Note: Players are categorised into 5 levels Basic, Common, Rare, Epic, Legend… and tournaments are split into Pro, Amateur and Beginner; for beginner tournaments every entrant must enter a basic player and cannot enter anyone above common. This means the ‘bad’ cards aren’t so bad, because they aren’t competing against the best cards, they are competing at their own level.

I too have a keen eye on the rewards available and in a similar manner have worked out the cost of reaching them. I haven’t yet achieved the 5000, but it’s within sight.

Slightly differently to Mr White however, I wanted to target tournaments as early as possible – so I’ve much more of a balance in the value of cards in my collection.

Maybe one idea for those inspired by Mr White, but not willing to go the whole hog, is to pay a little more (£) and be selective in which cheap cards you buy (young for cap ap, first team/rotational basic options who have high worth in beginner tournaments). The rewards are still great and when completed, you have less work to sell them all off.

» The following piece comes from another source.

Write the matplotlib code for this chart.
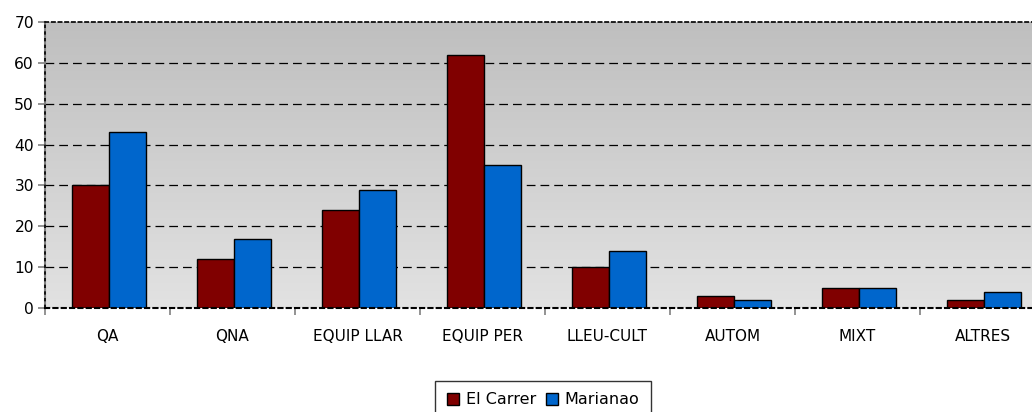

One last comment from me; the idea of profit vs time. It gets mentioned a lot and of course it is important. But the side of it that doesn’t get mentioned is that it’s only relevant if you would otherwise be monetising or maximising that time on something else if you weren’t busy trading on Footstock. It’s something that’s been levelled at me on occasion for certain strategies I employ, “yeah but how much time did you spend, whats your profit per hour?” What people don’t realise is I am also working simultaneously during work hours, or if on personal time it’s while watching TV or sitting in the garden having a beer! It’s never (or rarely) at the cost of a more enjoyable or lucrative option… Footstock is a hobby, gambling is a hobby, when the fun stops stop.